Last season the Scottish international only managed one assist. This is particularly concerning when the role of a modern full-back is to build as well as destroy. During his time at Barcelona under Pep Guardiola, right-back Dani Alves was the creator of 45 goals.

Admittedly, a comparison between Pep’s Barcelona and the current Villa side is a tad imbalanced. Closer to home, Bournemouth full backs Charlie Daniels and Simon Francis assisted nine goals last season. Daniels, a left-winger cum left-back, also managed to grab three goals.
Last season, the Villans were the Premier League’s lowest scorers by a country mile, and were tipped to be according to the latest Premier League lines. Tallying just 27 in the 38 games, no midfielder got over two goals. So perhaps it’s unfair to blame the right-back at the fact we can’t finish our dinner.
Yet we can look at this from another angle. Alan Hutton, Leandro Bacuna and Micah Richards were the players who filled that right-back slot last season. The three got a total of two league assists and one league goal.
Compare that to the collective errors they made which led to goals; seven makes it clear that they’re more likely to gift the opposition a goal than create one. Who could forget Bacuna’s suicidal back pass against Southampton, or the calamities in the 3-1 away loss to Sunderland?

Leandro Bacuna, a man not too popular with us Villa fans, is an option at right-back.
However, the fact that he loses more tackles than he wins, and that he commits four times as many fouls as he suffers, shows that our number seven is hardly Championship calibre, let alone Champions League.
The Curacao man does have the killer ball in him and good pace, though ultimately Bacuna isn’t even a full back. Our number seven was initially signed as a winger, it was Lambert who forced him at right-back. It remains to be seen whether Bacuna will be up for the challenge of the Championship, both mentally and physically.
Micah Richards is another who could be starting at Sheffield Wednesday at right-back. Some think he’s the most likely to do so.
If the former England international improves his positioning, he could be decent at Championship level with a combination of strength and a turn of pace. The question is whether his head is in it. Richards’ confidence will be low as it looks like his captaincy will be lost to new boy Tommy Elphick, and by the fact that a desired transfer to Sunderland fell through.
Richards must also take a lot of the blame for Villa’s relegation, starting 23 games of the train wreck that was the 2015-16 season.
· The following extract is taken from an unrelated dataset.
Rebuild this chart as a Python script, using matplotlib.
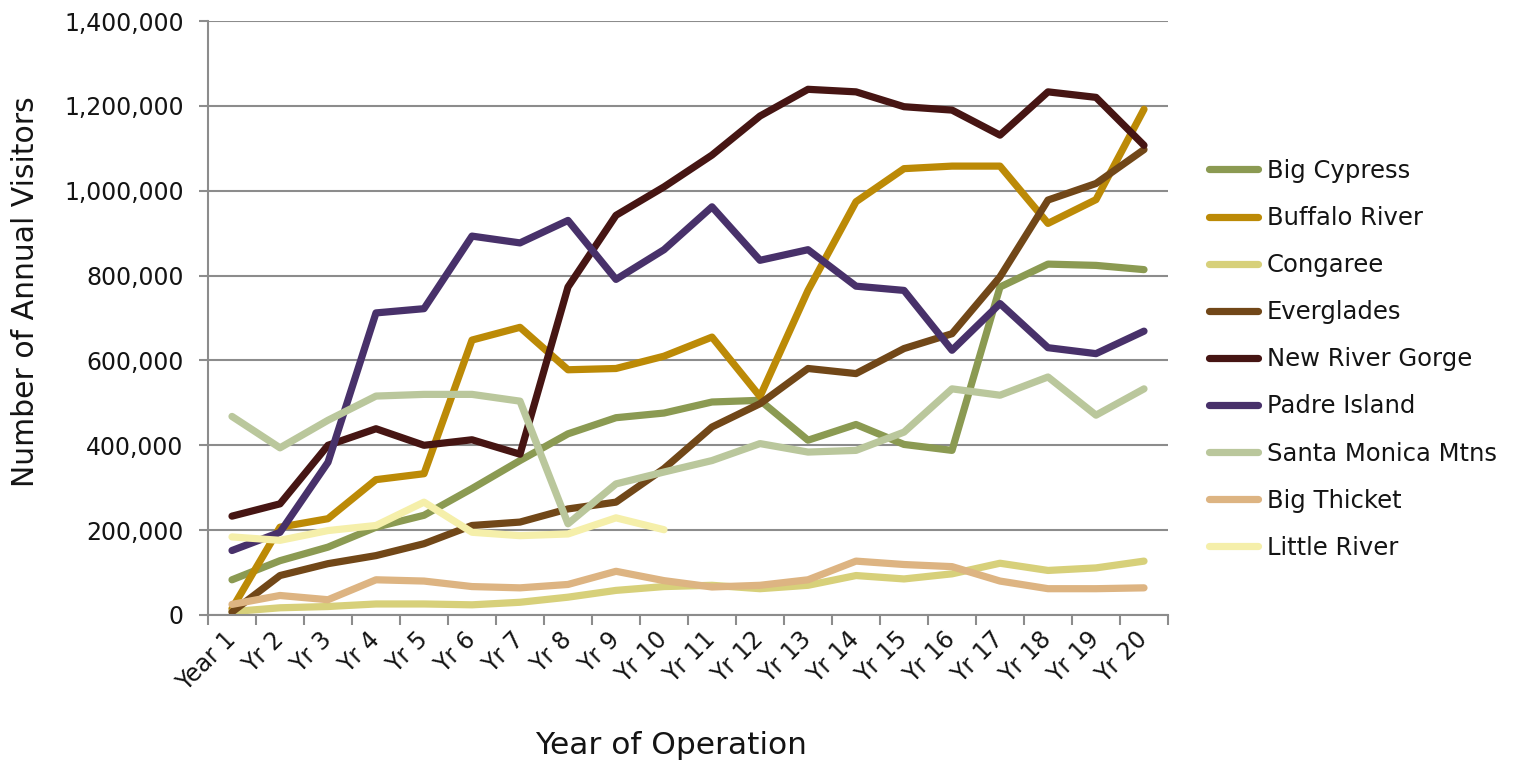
import matplotlib
matplotlib.use("Agg")
import matplotlib.pyplot as plt
import numpy as np

years = ["Year 1"] + [f"Yr {i}" for i in range(2, 21)]

big_cypress = [83000, 128000, 160000, 207000, 235000, 298000, 364000, 427000, 465000, 476000,
               502000, 506000, 412000, 449000, 402000, 388000, 773000, 827000, 824000, 814000]
buffalo_river = [15000, 207000, 227000, 319000, 333000, 648000, 678000, 578000, 581000, 610000,
                 655000, 515000, 765000, 974000, 1052000, 1058000, 1058000, 923000, 979000, 1192000]
congaree = [8000, 17000, 20000, 26000, 26000, 24000, 30000, 42000, 58000, 67000,
            70000, 62000, 70000, 93000, 85000, 97000, 122000, 105000, 111000, 127000]
everglades = [7000, 93000, 121000, 140000, 168000, 211000, 219000, 250000, 266000, 345000,
              443000, 498000, 581000, 569000, 628000, 663000, 797000, 978000, 1017000, 1097000]
new_river_gorge = [233000, 262000, 400000, 439000, 400000, 413000, 379000, 773000, 942000, 1009000,
                   1084000, 1176000, 1239000, 1233000, 1198000, 1190000, 1131000, 1233000, 1220000, 1107000]
padre_island = [152000, 195000, 360000, 712000, 722000, 893000, 877000, 930000, 791000, 861000,
                962000, 836000, 861000, 775000, 765000, 624000, 734000, 630000, 616000, 669000]
santa_monica = [468000, 394000, 459000, 516000, 520000, 520000, 504000, 215000, 309000, 337000,
                364000, 404000, 384000, 388000, 431000, 533000, 518000, 561000, 471000, 533000]
big_thicket = [25000, 46000, 36000, 83000, 80000, 67000, 64000, 72000, 103000, 81000,
               66000, 70000, 83000, 127000, 119000, 114000, 80000, 62000, 62000, 64000]
little_river = [184000, 176000, 199000, 211000, 266000, 195000, 187000, 191000, 229000, 201000]

series = [
    ("Big Cypress", big_cypress, "#8B9A52"),
    ("Buffalo River", buffalo_river, "#BC8A06"),
    ("Congaree", congaree, "#D7D07A"),
    ("Everglades", everglades, "#714718"),
    ("New River Gorge", new_river_gorge, "#461513"),
    ("Padre Island", padre_island, "#48316A"),
    ("Santa Monica Mtns", santa_monica, "#BAC79C"),
    ("Big Thicket", big_thicket, "#DDB482"),
    ("Little River", little_river, "#F5EFAA"),
]

plt.rcParams['font.family'] = ['DejaVu Sans']
txt_col = '#141414'

fig = plt.figure(figsize=(15.21, 7.62), dpi=100)
ax = fig.add_axes([208/1521, 1-615/762, 960/1521, 594/762])

x = np.arange(len(years))
for name, vals, col in series:
    ax.plot(x[:len(vals)], vals, color=col, lw=5.2, label=name,
            solid_capstyle='round', solid_joinstyle='round')

ax.set_xlim(-0.5, len(years) - 0.5)
ax.set_ylim(0, 1400000)
ax.set_yticks(np.arange(0, 1400001, 200000))
ax.yaxis.set_major_formatter(matplotlib.ticker.FuncFormatter(lambda v, p: f"{int(v):,}"))
ax.grid(axis='y', color='#8C8C8C', lw=1.5)
ax.set_axisbelow(True)

ax.set_xticks(x)
ax.set_xticklabels(years, rotation=45, ha='right', va='center', rotation_mode='anchor',
                   fontsize=17, color=txt_col)
ax.xaxis.set_minor_locator(matplotlib.ticker.FixedLocator(np.arange(-0.5, len(years), 1)))
ax.tick_params(axis='x', which='major', length=0, pad=15)
ax.tick_params(axis='x', which='minor', length=7, width=1.5, color='#8C8C8C', direction='out')
ax.tick_params(axis='y', length=6.5, width=1.5, color='#8C8C8C', labelsize=17,
               labelcolor=txt_col, pad=11)

for s in ['top', 'right']:
    ax.spines[s].set_visible(False)
for s in ['left', 'bottom']:
    ax.spines[s].set_color('#8C8C8C')
    ax.spines[s].set_linewidth(1.5)

ax.set_ylabel("Number of Annual Visitors", fontsize=21.5, color=txt_col, va='center', ha='center')
ax.yaxis.set_label_coords(-(208-25)/960, (615-292)/594)
ax.set_xlabel("Year of Operation", fontsize=22.5, color=txt_col, va='center', ha='center')
ax.xaxis.set_label_coords((671-208)/960, -(745-615)/594)

handles, labels = ax.get_legend_handles_labels()
fig.legend(handles, labels, loc='upper left', bbox_to_anchor=(1209/1521, 1-159/762),
           frameon=False, fontsize=17.5, handlelength=2.0, handletextpad=0.39,
           labelspacing=0.95, borderaxespad=0, borderpad=0, labelcolor=txt_col)

fig.savefig("out.png", dpi=100)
Maybe Di Matteo will sign a right-back before Villa travel to Hillsborough on August the seventh. However, the Italian has stated a need to clear players out before bringing some more in. Forward thinking Chris Gunter, or out of favour Premier League champion Ritchie de Laet are names that spring to mind. Whatever happens, a new right-back should be near the top of Di Matteo’s shopping list.